En effet, durant toute sa présidence, de 1979 jusqu’à 1992, Chadli Bendjedid a été lui aussi considéré comme un ancien de l’armée française. D’éminents historiens, comme Benjamin Stora, l’ont écrit.
Selon cette thèse, en tant qu’ancien de l’armée française, Bendjedid aurait donc favorisé d’autres anciens officiers de l’armée française, pour constituer le Hizb França (le Parti de la France). Le montage était séduisant, d’autant plus que les relations algéro-françaises ont connu un certain réchauffement dans les années 1980, sous Bendjedid justement.
Le maître d’œuvre de cette orientation était tout désigné : le général Larbi Belkheir, directeur de cabinet du président Chadli, qui avait déserté l’armée française en 1958, et auquel était attribuée une influence décisive au sein du pouvoir.
Curieusement, une partie du débat politique dans le pays était structurée autour de cette hypothèse d’un chef d’État ayant fait partie de l’armée française. Ce n’est qu’en 2005 que Chadli Bendjedid a lui-même tenté de dissiper cette fake news, qui s’était imposée comme un fait d’histoire : il n’avait en fait jamais officié au sein de l’armée coloniale.
Et là, stupeur : les Algériens ont découvert qu’ils avaient vécu pendant un quart de siècle avec une biographie falsifiée de leur président, avec tout ce que cela suppose comme affinités et alliances politiques.
Chadli était supposé être un ancien de l’armée française, il aurait donc été un francophile, les anciens de l’armée française l’auraient aidé à accéder au pouvoir après la mort de Boumédiène. En contrepartie, il les aurait favorisés, pour qu’en retour, ils l’aident à consolider son pouvoir. Cette théorie, basée sur une information fausse, a longtemps prévalu.
Technicité et discipline
Lorsque Boumédiène avait pris la tête de l’armée, en pleine guerre de libération, il avait engagé un travail de longue haleine pour doter l’Algérie d’une armée digne d’un pays indépendant, une armée sur laquelle il pourrait accessoirement s’appuyer pour prendre le pouvoir.
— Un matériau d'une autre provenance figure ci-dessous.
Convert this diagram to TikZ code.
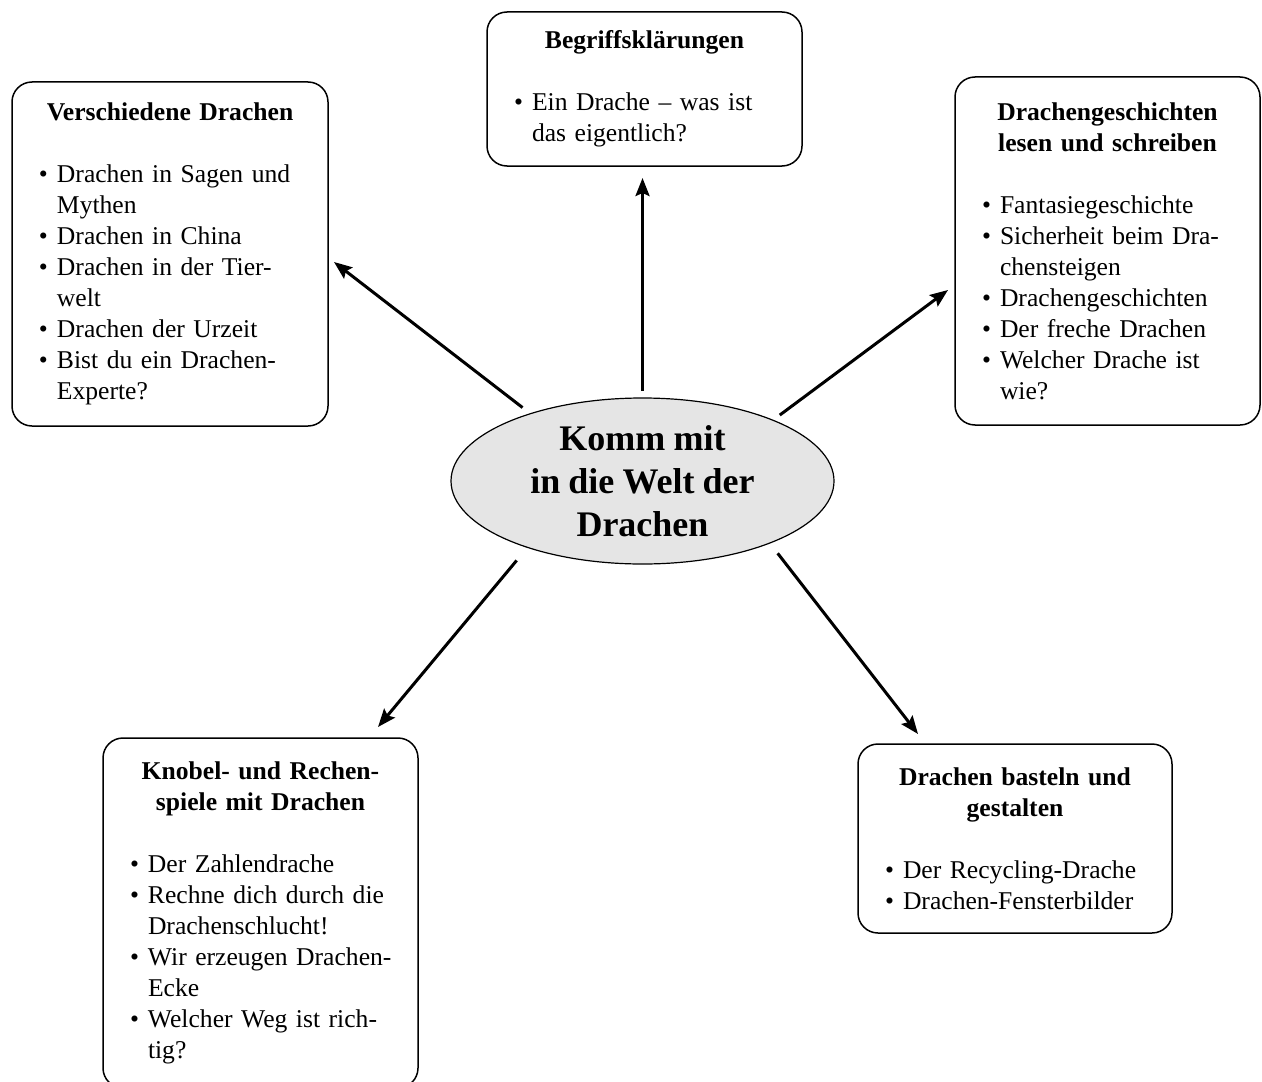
\documentclass[tikz,border=0pt]{standalone}
\usepackage{fontspec}
\setmainfont{Liberation Serif}[WordSpace=0.9]
\usetikzlibrary{arrows.meta, calc, shapes.geometric}

% list lines and box headings
\newcommand{\bitem}[1]{\par\noindent\makebox[9pt][l]{\textbullet}\mbox{#1}\par}
\newcommand{\bcont}[1]{\par\noindent\hspace*{9pt}\mbox{#1}\par}
\newcommand{\bhead}[1]{{\centering\textbf{#1}\par}\vspace{15.5pt}}

\tikzset{
  topicbox/.style={draw, rounded corners=10pt, line width=0.75pt, inner xsep=13.5pt,
    inner ysep=0pt, outer sep=0pt, align=left, font=\fontsize{12.8pt}{15.5pt}\selectfont},
  centre/.style={draw, ellipse, fill=gray!20, line width=0.6pt, inner sep=0pt, outer sep=0pt,
    minimum width=191.5pt, minimum height=83pt, align=center,
    font=\fontsize{18pt}{21.5pt}\selectfont\bfseries},
  arrow/.style={line width=1.5pt, -{Stealth[length=9pt, width=7pt, inset=1.5pt]}}
}

\begin{document}
\begin{tikzpicture}[x=0.5pt, y=-0.5pt]
\useasboundingbox (0,0) rectangle (1262,1081);
\clip (0,0) rectangle (1262,1081);

% centre
\node[centre] (title) at (642.5,481) {Komm mit\\in die Welt der\\Drachen};

% topic boxes
\node[topicbox, text width=131pt, minimum width=158pt, minimum height=172pt] (vd) at (170,254) {%
  \bhead{Verschiedene Drachen}
  \bitem{Drachen in Sagen und}
  \bcont{Mythen}
  \bitem{Drachen in China}
  \bitem{Drachen in der Tier-}
  \bcont{welt}
  \bitem{Drachen der Urzeit}
  \bitem{Bist du ein Drachen-}
  \bcont{Experte?}};

\node[topicbox, text width=130.5pt, minimum width=157.5pt, minimum height=77pt] (begr) at (644.5,89) {%
  \bhead{Begriffsklärungen}
  \bitem{Ein Drache -- was ist}
  \bcont{das eigentlich?}};

\node[topicbox, text width=125.5pt, minimum width=152.5pt, minimum height=174pt] (dg) at (1107.5,251) {%
  \bhead{Drachengeschichten\\lesen und schreiben}
  \bitem{Fantasiegeschichte}
  \bitem{Sicherheit beim Dra-}
  \bcont{chensteigen}
  \bitem{Drachengeschichten}
  \bitem{Der freche Drachen}
  \bitem{Welcher Drache ist}
  \bcont{wie?}};

\node[topicbox, text width=130.5pt, minimum width=157.5pt, minimum height=175pt] (kr) at (260.5,913) {%
  \bhead{Knobel- und Rechen-\\spiele mit Drachen}
  \bitem{Der Zahlendrache}
  \bitem{Rechne dich durch die}
  \bcont{Drachenschlucht!}
  \bitem{Wir erzeugen Drachen-}
  \bcont{Ecke}
  \bitem{Welcher Weg ist rich-}
  \bcont{tig?}};

\node[topicbox, text width=130pt, minimum width=157pt, minimum height=94.5pt] (db) at (1015,838.5) {%
  \bhead{Drachen basteln und\\gestalten}
  \bitem{Der Recycling-Drache}
  \bitem{Drachen-Fensterbilder}};

% arrows
\draw[arrow, shorten <=3.5pt] (title.90) -- ($(begr.south)+(-2,12)$);
\draw[arrow, shorten <=5pt] (title.149) -- ($(vd.east)+(6,8)$);
\draw[arrow, shorten <=4.3pt] (title.25.5) -- ($(dg.west)+(-7,39)$);
\draw[arrow, shorten <=8.5pt] (title.210) -- ($(kr.north)+(117.5,-11)$);
\draw[arrow, shorten <=6.5pt] (title.-26) -- ($(db.north)+(-97,-10)$);
\end{tikzpicture}
\end{document}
L’armée que Boumédiène avait à sa disposition, au début, avait acquis une forte expérience de la guérilla. Mais elle était mal structurée et elle disposait de très peu d’officiers ayant une véritable formation. Les déserteurs de l’armée française constituaient une aubaine : ils avaient une bonne formation, ils étaient disponibles immédiatement, et ils connaissaient l’armée française qu’ils venaient de déserter.
De plus, ces déserteurs venaient de quitter l’armée ennemie pour prendre les armes contre elle. Autant dire qu’ils avaient brûlé tous leurs vaisseaux. Saphia Arezki note d’ailleurs qu’après leur désertion, tous ont été condamnés à de lourdes peines par des tribunaux militaires français.
Dans le climat de guerre de l’époque, douter de leur patriotisme ressemblait à une hérésie, d’autant plus que le FLN lui-même organisait des campagnes de propagande pour pousser à la désertion.
Ceci a contribué à assurer aux DAF une étonnante longévité. Ils ont en effet réussi à occuper des postes importants jusqu’au tournant du siècle. Mais depuis une vingtaine d’années, leur présence au sein de l’armée a été réduite à néant
Plus tard, à l’indépendance, l’armée devait faire sa mutation vers une armée classique. L’apport de ces officiers devenait alors essentiel dans un pays exsangue. Ils avaient une technicité et une discipline qui ont pris le dessus sur les guérilleros issus du maquis.
Ceci a contribué à assurer aux DAF une étonnante longévité. Ils ont en effet réussi à occuper des postes importants jusqu’au tournant du siècle. Mais depuis une vingtaine d’années, leur présence au sein de l’armée a été réduite à néant avec leur disparition. Celle du général Nezzar semble clore symboliquement cette histoire.
Le pouvoir réel des DAF reste toutefois une énigme. On attribue ainsi au général Nezzar une influence décisive au sein du pouvoir, y compris quand il a quitté formellement l’armée.
Cette thèse semble peu crédible. Ainsi, en 1998, quand Abdelaziz Bouteflika a été pressenti pour devenir président de la République, le général Nezzar s’y était publiquement opposé. Il l’avait même qualifié de « vieux canasson », avant de se rétracter.
Cela montrait que non seulement le général n’avait pas été consulté dans le choix du nouveau président, mais qu’il n’avait même pas été informé de la décision finale.